The young and hip set up camp at Rockaway Beach for the best ocean access in the five boroughs. Those with an appetite can head to the café Anna Bow for a taco-pita amalgamation. The mainstay Rippers remains the spot for grass-fed burgers, and the popular Tacoway Beach still doles out cheap, tasty tacos. For a summer dessert, ice pop company Citysticks is a go-to for brownie waffles, root-beer floats and ice cream.
There’s plenty of wide open expanse at Storm King Art Center, situated on a stunning expanse of 500 acres of rolling hills and dotted with works by notable artists like Roy Lichtenstein, Henry Moore, Alexander Calder and nature’s own sculptor Andy Goldsworthy.
Along the peaceful banks of the Hudson River, this contemporary art haven rests inside a massive 300,000-square-foot space (formerly a Nabisco box printing factory). With pieces from artists Andy Warhol, Louise Bourgeois and enormous installations of rolling steel from Richard Serra, you’re bound to stay intrigued. Walking the grounds makes for great exercise, so bring a comfortable pair of shoes.
Drum up your summer nostalgia at Coney Island with pit stops at either a Brooklyn Cyclones baseball game or a visit to Luna Park for a ride on the iconic Cyclone. A new generation of riders will appreciate the Thunderbolt (with a scream-inducing 90-degree drop), while the hungry can venture to the original Nathan’s Famous for a hot dog.
New Yorkers who feel a bit claustrophobic in the city can easily flock from Manhattan (on a free ferry) to the heart of New York Harbor. Governors Island—a car-less, expansive green park—is a great place to sprawl out a picnic, opt for a hammock swing, take a bike ride or enjoy a peaceful kayak paddle. You can also don your flapper dresses and best 1920s Great Gatsby–style attire as the 10th Annual Jazz Age Lawn Party commences.
Kykuit: The Rockefeller Estate
Nestled in the peaceful Hudson Valley, you can get an intimate peek inside John D. Rockefeller’s grand six-story estate with stunningly manicured grounds and gardens. Outside, an informative tour leads to viewings of over 70 sculptures by 20th century artists like Henry Moore, Pablo Picasso and Alexander Calder. Don’t forget your camera: The walk affords gorgeous, sweeping views of the Hudson.

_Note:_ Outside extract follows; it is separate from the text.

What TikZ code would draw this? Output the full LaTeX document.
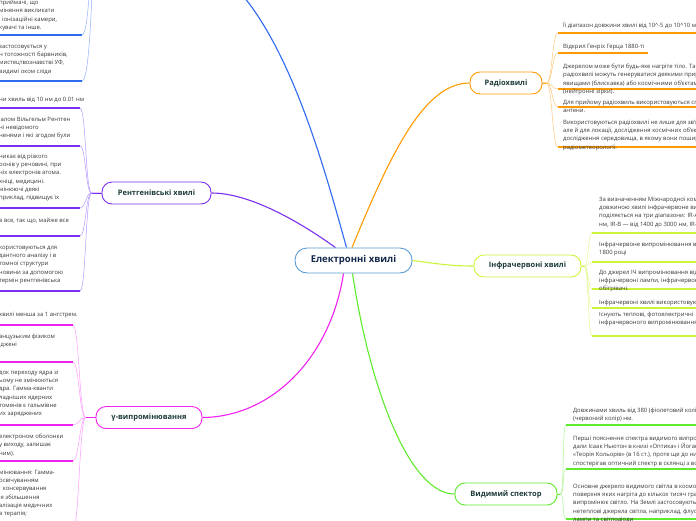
\documentclass[tikz,border=0pt]{standalone}
\usepackage{fontspec}
\setmainfont{Open Sans}
\usetikzlibrary{positioning,backgrounds}

\definecolor{cblue}{HTML}{2F6BF0}
\definecolor{cbluel}{HTML}{8FB0FF}
\definecolor{cpurp}{HTML}{7B2FF0}
\definecolor{cpurpl}{HTML}{B898FF}
\definecolor{cmag}{HTML}{F022F0}
\definecolor{cmagl}{HTML}{FF99FF}
\definecolor{corng}{HTML}{FF9A00}
\definecolor{corngl}{HTML}{FFC77A}
\definecolor{cyel}{HTML}{CCF53A}
\definecolor{cyell}{HTML}{E0F98A}
\definecolor{cgrn}{HTML}{5EEB2E}
\definecolor{cgrnl}{HTML}{A8F590}
\definecolor{ccent}{HTML}{5B9BD5}
\definecolor{ctxt}{HTML}{3A3A3A}
\definecolor{chead}{HTML}{1E3A3A}
\definecolor{cnavy}{HTML}{14284B}

\begin{document}
\begin{tikzpicture}[x=1pt, y=-1pt,
  topic/.style={draw, rounded corners=10pt, minimum height=22pt, fill=white,
                line width=0.9pt, text=chead, inner xsep=6pt,
                font=\fontsize{7.5}{9}\selectfont\bfseries},
  root/.style={draw=ccent, rounded corners=12pt, minimum width=117pt, minimum height=25pt,
               fill=white, line width=0.9pt, text=cnavy,
               font=\fontsize{9.5}{11}\selectfont\bfseries},
  leaf/.style={font=\fontsize{5.9}{8.2}\selectfont, text=ctxt, align=left,
               inner sep=0pt, anchor=north west},
  main/.style={line width=1.1pt},
  twig/.style={line width=0.5pt},
  uline/.style={line width=1.4pt}
]
\useasboundingbox (0,0) rectangle (696,520);

%% Central topic and main branches
\node[root] (nc) at (353.5,260.5) {Електронні хвилі};
\node[topic, draw=corng, minimum width=72pt] (nr) at (506,83) {Радіохвилі};
\node[topic, draw=cyel, minimum width=107pt] (ni) at (527.5,266) {Інфрачервоні хвилі};
\node[topic, draw=cgrn, minimum width=102pt] (nv) at (506,494) {Видимий спектор};
\node[topic, draw=cmag, minimum width=106pt] (ng) at (149,417.5) {γ-випромінювання};
\node[topic, draw=cpurp, minimum width=109pt] (np) at (156.5,193) {Рентгенівські хвилі};
\coordinate (bk) at (238,-10);
\coordinate (bj) at (96,-60);

%% Ends of the leaf underlines
\coordinate (r1) at (558,33);  \coordinate (r2) at (558,53);  \coordinate (r3) at (558,89);
\coordinate (r4) at (558,107); \coordinate (r5) at (558,147);
\coordinate (i1) at (592,233); \coordinate (i2) at (592,262); \coordinate (i3) at (592,289);
\coordinate (i4) at (592,308); \coordinate (i5) at (592,336);
\coordinate (v1) at (566,425); \coordinate (v2) at (566,469); \coordinate (v3) at (566,519);
\coordinate (p1) at (80,108);  \coordinate (p2) at (80,146);  \coordinate (p3) at (80,208);
\coordinate (p4) at (80,236);  \coordinate (p5) at (80,291);
\coordinate (g1) at (73,325);  \coordinate (g2) at (73,362);  \coordinate (g3) at (73,425);
\coordinate (g4) at (73,461);  \coordinate (g5) at (73,530);
\coordinate (b1) at (82,35);   \coordinate (b2) at (82,81);

%% Radio waves
\draw[uline, corng] (r1) -- ++(150,0);
\draw[uline, corng] (r2) -- ++(90,0);
\draw[uline, corng] (r3) -- ++(150,0);
\draw[uline, corng] (r4) -- ++(150,0);
\draw[uline, corng] (r5) -- ++(150,0);
\node[leaf] (rt1) at (563,22) {Її діапазон довжини хвилі від 10\textasciicircum-5 до 10\textasciicircum10 м};
\node[leaf] (rt2) at (563,44) {Відкрил Генріх Герца 1880-ті};
\node[leaf] (rt3) at (563,64) {Джерелом може бути будь-яке нагріте тіло. Також\\
  радіохвилі можуть генеруватися деякими природними\\
  явищами (блискавка) або космічними об'єктами\\(нейтронні зірки).};
\node[leaf] (rt4) at (563,100) {Для прийому радіохвиль використовуються спеціальні\\антени.};
\node[leaf] (rt5) at (563,120) {Використовуються радіохвилі не лише для зв'язку,\\
  але й для локації, дослідження космічних об'єктів,\\
  дослідження середовища, в якому вони поширюються,\\радіометеорології.};

%% Infrared waves
\foreach \i in {1,...,5} \draw[uline, cyel] (i\i) -- ++(110,0);
\node[leaf] (it1) at (599,197) {За визначенням Міжнародної комісії\\
  довжиною хвилі інфрачервоне випромінювання\\
  поділяється на три діапазони: IR-A\\нм, IR-B — від 1400 до 3000 нм, IR-C};
\node[leaf] (it2) at (599,242) {Інфрачервоне випромінювання відкрив\\1800 році};
\node[leaf] (it3) at (599,270) {До джерел ІЧ випромінювання відносяться\\
  інфрачервоні лампи, інфрачервоні\\обігрівачі.};
\node[leaf] (it4) at (599,300) {Інфрачервоні хвилі використовуються};
\node[leaf] (it5) at (599,312) {Існують теплові, фотоелектричні\\інфрачервоного випромінювання};

%% Visible spectrum
\foreach \i in {1,...,3} \draw[uline, cgrn] (v\i) -- ++(140,0);
\node[leaf] (vt1) at (573,408) {Довжинами хвиль від 380 (фіолетовий колір)\\(червоний колір) нм.};
\node[leaf] (vt2) at (573,436) {Перші пояснення спектра видимого випромінювання\\
  дали Ісаак Ньютон в книзі «Оптика» і Йоганн\\
  «Теорія Кольорів» (в 16 ст.), проте ще до них\\
  спостерігав оптичний спектр в склянці з водою};
\node[leaf] (vt3) at (573,484) {Основне джерело видимого світла в космосі\\
  поверхня яких нагріта до кількох тисяч градусів\\
  випромінює світло. На Землі застосовують\\
  нетеплові джерела світла, наприклад, флуоресцентні\\лампи та світлодіоди};

%% X-rays
\foreach \i in {1,...,5} \draw[uline, cpurp] (p\i) -- ++(-85,0);
\node[leaf] (pt1) at (-1,97) {ни хвиль від 10 нм до 0.01 нм};
\node[leaf] (pt2) at (-1,117) {іалом Вільгельм Рентген\\ні невідомого\\ненями і які згодом були};
\node[leaf] (pt3) at (-1,154) {никає від різкого\\ронів у речовині, при\\ніх електронів атома.\\
  хніці, медицині.\\мінюючі деякі\\приклад, підвищує їх};
\node[leaf] (pt4) at (-1,218) {а все, так що, майже все};
\node[leaf] (pt5) at (-1,246) {користовуються для\\дантного аналізу і в\\томної структури\\
  човини за допомогою\\термін рентгенівська};

%% Gamma rays
\foreach \i in {1,...,5} \draw[uline, cmag] (g\i) -- ++(-80,0);
\node[leaf] (gt1) at (-1,312) {хвилі менша за 1 ангстрем.};
\node[leaf] (gt2) at (-1,334) {анцузьким фізиком\\іджені};
\node[leaf] (gt3) at (-1,370) {док переходу ядра зі\\ьому не змінюються\\дра. Гамма-кванти\\
  ладніших ядерних\\томенів є гальмівне\\их заряджених};
\node[leaf] (gt4) at (-1,434) {електроном оболонки\\у виходу, залишає\\ним).};
\node[leaf] (gt5) at (-1,470) {мінювання: Гамма-\\освічуванням\\: консервування\\
  ія збільшення\\алізація медичних\\а терапія;};

%% Upper blue branch (its topic lies above the view)
\draw[uline, cblue] (b1) -- ++(-85,0);
\draw[uline, cblue] (b2) -- ++(-85,0);
\node[leaf] (bt1) at (-1,0) {приймачі, що\\мінення викликати\\, іонізаційні камери,\\кувачі та інше.};
\node[leaf] (bt2) at (-1,45) {застосовується у\\н тотожності барвників,\\мистецтвознавстві УФ,\\видимі оком сліди};

\begin{scope}[on background layer]
  \fill[white] (0,0) rectangle (696,520);
  %% main branches
  \draw[main, cblue] ([xshift=-7pt]nc.north) .. controls (325,170) and (292,50) .. (bk);
  \draw[main, corng] ([xshift=-1.5pt]nc.north) .. controls (392,150) and (425,83) .. (nr.west);
  \draw[main, cpurp] ([xshift=-18pt]nc.north) .. controls (300,222) and (250,193) .. (np.east);
  \draw[main, cyel] (nc.east) .. controls (440,264) and (450,266) .. (ni.west);
  \draw[main, cgrn] ([xshift=-1pt]nc.south) .. controls (370,390) and (410,494) .. (nv.west);
  \draw[main, cmag] ([xshift=-10pt]nc.south) .. controls (330,360) and (270,417) .. (ng.east);
  %% twigs to the leaves
  \foreach \i in {1,...,5}
    \draw[twig, corngl] (nr.east) -- ++(4,0) .. controls +(6,0) and +(-6,0) .. (r\i);
  \foreach \i in {1,...,5}
    \draw[twig, cyell] (ni.east) -- ++(3,0) .. controls +(4,0) and +(-4,0) .. (i\i);
  \foreach \i in {1,...,3}
    \draw[twig, cgrnl] (nv.east) -- ++(3,0) .. controls +(4,0) and +(-4,0) .. (v\i);
  \foreach \i in {1,...,5}
    \draw[twig, cpurpl] (np.west) -- ++(-10,0) .. controls +(-6,0) and +(6,0) .. (p\i);
  \foreach \i in {1,...,5}
    \draw[twig, cmagl] (ng.west) -- ++(-10,0) .. controls +(-6,0) and +(6,0) .. (g\i);
  \draw[twig, cbluel] (bj) .. controls +(-6,0) and +(8,0) .. (b1);
  \draw[twig, cbluel] (bj) .. controls +(-4,0) and +(10,0) .. (b2);
  \draw[twig, cpurp, line width=1pt] (np.west) -- ++(-10,0);
  \draw[twig, cmag, line width=1pt] (ng.west) -- ++(-10,0);
  \draw[twig, corng, line width=1pt] (nr.east) -- ++(4,0);
  \draw[twig, cyel, line width=1pt] (ni.east) -- ++(3,0);
  \draw[twig, cgrn, line width=1pt] (nv.east) -- ++(3,0);
\end{scope}
\end{tikzpicture}
\end{document}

The iconic, timeless and steel-framed Glass House (built in 1949) by superstar architect Philip Johnson is set on a secluded 49-acre estate. The light-filled living room furniture is a collection by Johnson’s friend, Ludwig Mies van der Rohe. Don’t miss the rotating range of special exhibitions and art installations. Reservations are required, and, if it’s an education you’re seeking, the two-hour tour is highly recommended.
Fair Harbor, Fire Island
Long Island’s Fire Island, a 32-mile stretch of seashore, is set in a picturesque spot with a quiet, small-town vibe (and blissfully, without a car in sight). Make yourself at home with a picnic spread from the deli Pioneer Market and later, dive into Fair Harbor for a proper swim.